The letter also included concerns about diversity. More difficult standards could keep minority students–who, on average, score lower on the Law School Admission Test–from being admitted to schools if officials fear they won’t pass the bar.
Most of California’s law school deans, a handful of deans from law schools with connections to historically black universities, and the deans of Harvard and Yale law schools all signed the letter.
At the same time, the ABA risks losing its authority to accredit schools if it does not pay greater attention to student achievement. In June, the National Advisory Committee on Institutional Quality and Integrity urged the Department of Education to suspend the association’s accreditation power for one year.

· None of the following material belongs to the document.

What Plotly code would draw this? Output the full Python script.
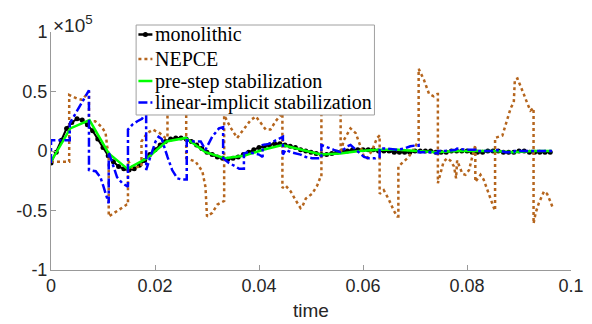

The ABA’s Council of the Section of Legal Education voted to adopt the proposal’s requirement changes in October, but the proposal must still pass through the House of Delegates. If they approve the new rule next month, it will apply to graduates taking the bar exam this July, part of a broader Department of Education crackdown on accreditors.
In a January 19 statement, the council’s managing director Barry Currier said, “There is no reason to delay the effectiveness of this new standard,” which he said the council has been discussing and revising for several years. “The fact remains that to become a lawyer in a jurisdiction, a law school graduate must pass that jurisdiction’s bar exam. The standard that the council adopted holds schools to meeting graduates’ expectations in the jurisdictions where the school’s graduates choose to locate,” Currier said.
He added that the council would continue working with state supreme courts, bar examiners, deans, and diversity groups to ensure diversity and fair exams. He also said the new standard “is not at odds with any of those concerns and objectives.”